Goal - Leave out the pictures and repeat the rest of the material exactly.

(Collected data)
○ ○ ○ ○ ○

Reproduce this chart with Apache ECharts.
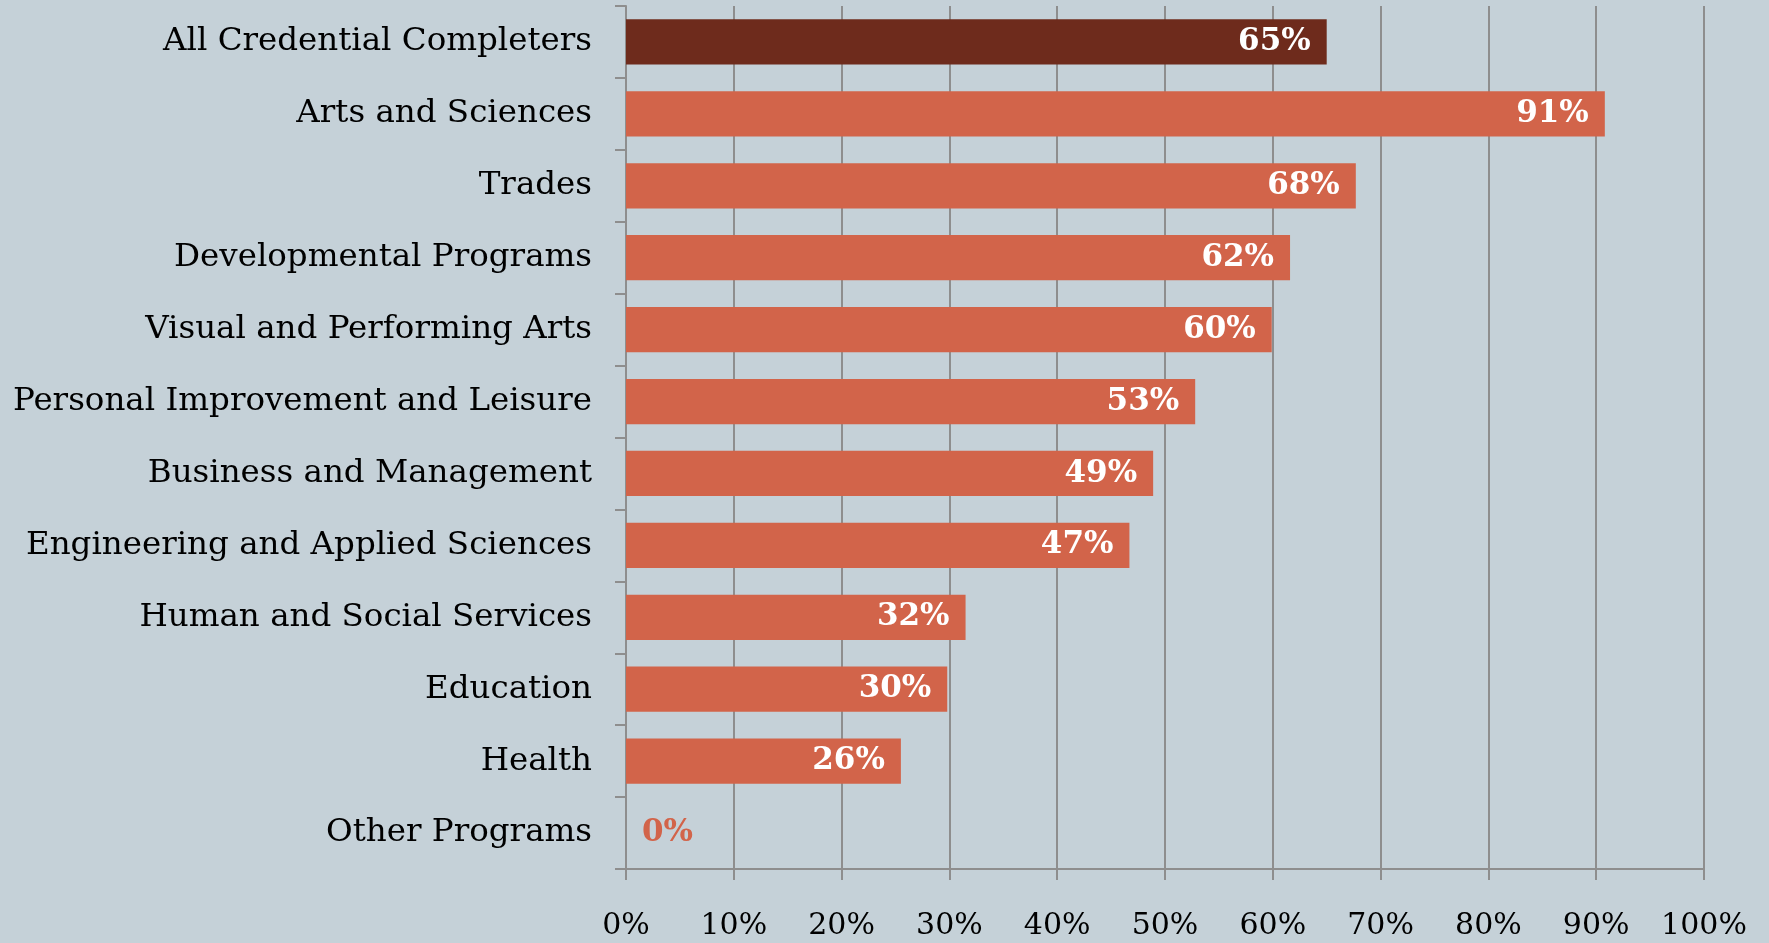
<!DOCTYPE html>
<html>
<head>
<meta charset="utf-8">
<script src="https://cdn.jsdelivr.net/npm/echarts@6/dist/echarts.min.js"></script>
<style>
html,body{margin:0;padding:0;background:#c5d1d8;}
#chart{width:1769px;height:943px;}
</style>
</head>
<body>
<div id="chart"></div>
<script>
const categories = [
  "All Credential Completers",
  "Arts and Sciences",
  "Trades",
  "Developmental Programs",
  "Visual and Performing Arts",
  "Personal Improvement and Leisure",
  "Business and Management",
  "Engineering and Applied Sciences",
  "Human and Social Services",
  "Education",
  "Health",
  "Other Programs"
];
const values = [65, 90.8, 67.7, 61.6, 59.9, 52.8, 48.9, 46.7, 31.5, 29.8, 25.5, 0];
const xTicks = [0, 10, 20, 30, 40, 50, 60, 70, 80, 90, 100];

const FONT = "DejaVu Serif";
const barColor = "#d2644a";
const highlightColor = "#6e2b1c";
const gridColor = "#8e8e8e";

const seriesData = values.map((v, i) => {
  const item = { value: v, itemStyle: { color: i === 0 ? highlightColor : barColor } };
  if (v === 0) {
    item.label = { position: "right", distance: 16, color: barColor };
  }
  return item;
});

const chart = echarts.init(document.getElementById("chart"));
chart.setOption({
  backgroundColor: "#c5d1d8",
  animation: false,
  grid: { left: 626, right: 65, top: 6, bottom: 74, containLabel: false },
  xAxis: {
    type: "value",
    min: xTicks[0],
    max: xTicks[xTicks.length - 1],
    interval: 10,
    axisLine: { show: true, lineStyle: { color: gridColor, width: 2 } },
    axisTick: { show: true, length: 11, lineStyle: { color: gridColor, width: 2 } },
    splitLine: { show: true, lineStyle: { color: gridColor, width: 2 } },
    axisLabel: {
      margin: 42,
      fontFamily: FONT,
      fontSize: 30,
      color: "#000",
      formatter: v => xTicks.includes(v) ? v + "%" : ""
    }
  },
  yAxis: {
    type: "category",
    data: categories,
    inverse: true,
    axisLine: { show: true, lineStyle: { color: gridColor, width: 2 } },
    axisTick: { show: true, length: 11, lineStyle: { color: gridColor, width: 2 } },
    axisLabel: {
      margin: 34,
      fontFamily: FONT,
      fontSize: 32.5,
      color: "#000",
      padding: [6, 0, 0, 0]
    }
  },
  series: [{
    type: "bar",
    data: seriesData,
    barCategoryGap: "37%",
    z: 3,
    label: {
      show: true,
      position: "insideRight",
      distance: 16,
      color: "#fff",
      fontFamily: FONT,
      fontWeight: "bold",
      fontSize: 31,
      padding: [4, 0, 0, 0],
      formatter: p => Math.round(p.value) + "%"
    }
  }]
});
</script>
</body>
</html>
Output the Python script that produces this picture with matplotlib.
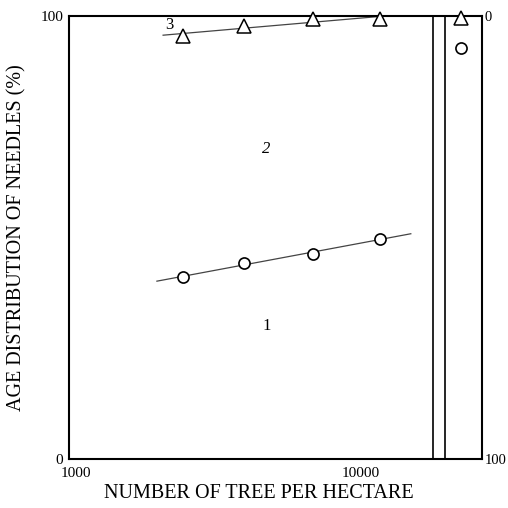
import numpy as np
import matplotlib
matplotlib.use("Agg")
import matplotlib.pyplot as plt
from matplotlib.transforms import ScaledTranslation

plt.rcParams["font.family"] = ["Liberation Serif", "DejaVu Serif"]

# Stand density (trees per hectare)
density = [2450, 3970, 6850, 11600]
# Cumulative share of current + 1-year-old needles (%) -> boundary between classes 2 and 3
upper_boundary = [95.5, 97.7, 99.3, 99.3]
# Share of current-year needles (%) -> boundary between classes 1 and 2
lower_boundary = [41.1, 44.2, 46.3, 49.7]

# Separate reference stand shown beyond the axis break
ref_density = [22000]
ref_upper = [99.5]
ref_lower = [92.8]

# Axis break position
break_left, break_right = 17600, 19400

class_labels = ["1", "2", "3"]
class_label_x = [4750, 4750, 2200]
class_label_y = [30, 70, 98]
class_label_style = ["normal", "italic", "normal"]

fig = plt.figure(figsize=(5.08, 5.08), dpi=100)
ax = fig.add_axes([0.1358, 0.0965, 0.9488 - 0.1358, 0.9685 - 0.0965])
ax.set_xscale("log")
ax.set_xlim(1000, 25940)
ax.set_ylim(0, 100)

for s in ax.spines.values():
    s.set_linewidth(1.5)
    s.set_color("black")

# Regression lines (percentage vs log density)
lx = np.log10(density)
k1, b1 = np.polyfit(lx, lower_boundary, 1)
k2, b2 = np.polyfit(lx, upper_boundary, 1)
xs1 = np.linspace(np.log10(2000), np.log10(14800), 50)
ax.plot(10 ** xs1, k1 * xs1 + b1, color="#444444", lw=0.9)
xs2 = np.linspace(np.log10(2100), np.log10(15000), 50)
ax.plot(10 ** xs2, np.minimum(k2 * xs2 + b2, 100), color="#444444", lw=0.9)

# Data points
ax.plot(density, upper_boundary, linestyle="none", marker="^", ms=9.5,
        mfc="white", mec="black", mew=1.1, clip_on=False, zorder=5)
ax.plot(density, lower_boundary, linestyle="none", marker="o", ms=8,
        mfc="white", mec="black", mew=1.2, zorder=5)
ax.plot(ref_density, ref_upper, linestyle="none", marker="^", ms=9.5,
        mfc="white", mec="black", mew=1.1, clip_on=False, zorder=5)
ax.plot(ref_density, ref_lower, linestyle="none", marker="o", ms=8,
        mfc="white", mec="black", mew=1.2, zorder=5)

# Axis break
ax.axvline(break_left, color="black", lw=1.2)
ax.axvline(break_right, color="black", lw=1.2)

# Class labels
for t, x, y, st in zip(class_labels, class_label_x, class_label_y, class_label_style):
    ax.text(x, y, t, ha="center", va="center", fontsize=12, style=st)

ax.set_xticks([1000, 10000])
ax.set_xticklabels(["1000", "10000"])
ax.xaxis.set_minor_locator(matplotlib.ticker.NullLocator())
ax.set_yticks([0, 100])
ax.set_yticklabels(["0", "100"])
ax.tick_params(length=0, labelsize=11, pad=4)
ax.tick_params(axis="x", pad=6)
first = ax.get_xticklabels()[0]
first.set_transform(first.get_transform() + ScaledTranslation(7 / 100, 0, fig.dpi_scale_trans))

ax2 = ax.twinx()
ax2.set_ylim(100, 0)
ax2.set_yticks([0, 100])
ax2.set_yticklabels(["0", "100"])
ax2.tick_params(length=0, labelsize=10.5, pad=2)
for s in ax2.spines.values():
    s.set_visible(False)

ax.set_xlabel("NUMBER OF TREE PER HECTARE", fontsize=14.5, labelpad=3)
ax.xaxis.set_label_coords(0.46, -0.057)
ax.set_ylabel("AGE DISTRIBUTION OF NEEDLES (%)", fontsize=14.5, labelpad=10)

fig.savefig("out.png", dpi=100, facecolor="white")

○ ○ ○ ○ ○

Exercise output -
Reproduce this chart with Apache ECharts.
<!DOCTYPE html>
<html>
<head>
<meta charset="utf-8">
<script src="https://cdn.jsdelivr.net/npm/echarts@6/dist/echarts.min.js"></script>
<style>
html,body{margin:0;padding:0;background:#c5d1d8;}
#chart{width:1769px;height:943px;}
</style>
</head>
<body>
<div id="chart"></div>
<script>
const categories = [
  "All Credential Completers",
  "Arts and Sciences",
  "Trades",
  "Developmental Programs",
  "Visual and Performing Arts",
  "Personal Improvement and Leisure",
  "Business and Management",
  "Engineering and Applied Sciences",
  "Human and Social Services",
  "Education",
  "Health",
  "Other Programs"
];
const values = [65, 90.8, 67.7, 61.6, 59.9, 52.8, 48.9, 46.7, 31.5, 29.8, 25.5, 0];
const xTicks = [0, 10, 20, 30, 40, 50, 60, 70, 80, 90, 100];

const FONT = "DejaVu Serif";
const barColor = "#d2644a";
const highlightColor = "#6e2b1c";
const gridColor = "#8e8e8e";

const seriesData = values.map((v, i) => {
  const item = { value: v, itemStyle: { color: i === 0 ? highlightColor : barColor } };
  if (v === 0) {
    item.label = { position: "right", distance: 16, color: barColor };
  }
  return item;
});

const chart = echarts.init(document.getElementById("chart"));
chart.setOption({
  backgroundColor: "#c5d1d8",
  animation: false,
  grid: { left: 626, right: 65, top: 6, bottom: 74, containLabel: false },
  xAxis: {
    type: "value",
    min: xTicks[0],
    max: xTicks[xTicks.length - 1],
    interval: 10,
    axisLine: { show: true, lineStyle: { color: gridColor, width: 2 } },
    axisTick: { show: true, length: 11, lineStyle: { color: gridColor, width: 2 } },
    splitLine: { show: true, lineStyle: { color: gridColor, width: 2 } },
    axisLabel: {
      margin: 42,
      fontFamily: FONT,
      fontSize: 30,
      color: "#000",
      formatter: v => xTicks.includes(v) ? v + "%" : ""
    }
  },
  yAxis: {
    type: "category",
    data: categories,
    inverse: true,
    axisLine: { show: true, lineStyle: { color: gridColor, width: 2 } },
    axisTick: { show: true, length: 11, lineStyle: { color: gridColor, width: 2 } },
    axisLabel: {
      margin: 34,
      fontFamily: FONT,
      fontSize: 32.5,
      color: "#000",
      padding: [6, 0, 0, 0]
    }
  },
  series: [{
    type: "bar",
    data: seriesData,
    barCategoryGap: "37%",
    z: 3,
    label: {
      show: true,
      position: "insideRight",
      distance: 16,
      color: "#fff",
      fontFamily: FONT,
      fontWeight: "bold",
      fontSize: 31,
      padding: [4, 0, 0, 0],
      formatter: p => Math.round(p.value) + "%"
    }
  }]
});
</script>
</body>
</html>
Output the Python script that produces this picture with matplotlib.
import numpy as np
import matplotlib
matplotlib.use("Agg")
import matplotlib.pyplot as plt
from matplotlib.transforms import ScaledTranslation

plt.rcParams["font.family"] = ["Liberation Serif", "DejaVu Serif"]

# Stand density (trees per hectare)
density = [2450, 3970, 6850, 11600]
# Cumulative share of current + 1-year-old needles (%) -> boundary between classes 2 and 3
upper_boundary = [95.5, 97.7, 99.3, 99.3]
# Share of current-year needles (%) -> boundary between classes 1 and 2
lower_boundary = [41.1, 44.2, 46.3, 49.7]

# Separate reference stand shown beyond the axis break
ref_density = [22000]
ref_upper = [99.5]
ref_lower = [92.8]

# Axis break position
break_left, break_right = 17600, 19400

class_labels = ["1", "2", "3"]
class_label_x = [4750, 4750, 2200]
class_label_y = [30, 70, 98]
class_label_style = ["normal", "italic", "normal"]

fig = plt.figure(figsize=(5.08, 5.08), dpi=100)
ax = fig.add_axes([0.1358, 0.0965, 0.9488 - 0.1358, 0.9685 - 0.0965])
ax.set_xscale("log")
ax.set_xlim(1000, 25940)
ax.set_ylim(0, 100)

for s in ax.spines.values():
    s.set_linewidth(1.5)
    s.set_color("black")

# Regression lines (percentage vs log density)
lx = np.log10(density)
k1, b1 = np.polyfit(lx, lower_boundary, 1)
k2, b2 = np.polyfit(lx, upper_boundary, 1)
xs1 = np.linspace(np.log10(2000), np.log10(14800), 50)
ax.plot(10 ** xs1, k1 * xs1 + b1, color="#444444", lw=0.9)
xs2 = np.linspace(np.log10(2100), np.log10(15000), 50)
ax.plot(10 ** xs2, np.minimum(k2 * xs2 + b2, 100), color="#444444", lw=0.9)

# Data points
ax.plot(density, upper_boundary, linestyle="none", marker="^", ms=9.5,
        mfc="white", mec="black", mew=1.1, clip_on=False, zorder=5)
ax.plot(density, lower_boundary, linestyle="none", marker="o", ms=8,
        mfc="white", mec="black", mew=1.2, zorder=5)
ax.plot(ref_density, ref_upper, linestyle="none", marker="^", ms=9.5,
        mfc="white", mec="black", mew=1.1, clip_on=False, zorder=5)
ax.plot(ref_density, ref_lower, linestyle="none", marker="o", ms=8,
        mfc="white", mec="black", mew=1.2, zorder=5)

# Axis break
ax.axvline(break_left, color="black", lw=1.2)
ax.axvline(break_right, color="black", lw=1.2)

# Class labels
for t, x, y, st in zip(class_labels, class_label_x, class_label_y, class_label_style):
    ax.text(x, y, t, ha="center", va="center", fontsize=12, style=st)

ax.set_xticks([1000, 10000])
ax.set_xticklabels(["1000", "10000"])
ax.xaxis.set_minor_locator(matplotlib.ticker.NullLocator())
ax.set_yticks([0, 100])
ax.set_yticklabels(["0", "100"])
ax.tick_params(length=0, labelsize=11, pad=4)
ax.tick_params(axis="x", pad=6)
first = ax.get_xticklabels()[0]
first.set_transform(first.get_transform() + ScaledTranslation(7 / 100, 0, fig.dpi_scale_trans))

ax2 = ax.twinx()
ax2.set_ylim(100, 0)
ax2.set_yticks([0, 100])
ax2.set_yticklabels(["0", "100"])
ax2.tick_params(length=0, labelsize=10.5, pad=2)
for s in ax2.spines.values():
    s.set_visible(False)

ax.set_xlabel("NUMBER OF TREE PER HECTARE", fontsize=14.5, labelpad=3)
ax.xaxis.set_label_coords(0.46, -0.057)
ax.set_ylabel("AGE DISTRIBUTION OF NEEDLES (%)", fontsize=14.5, labelpad=10)

fig.savefig("out.png", dpi=100, facecolor="white")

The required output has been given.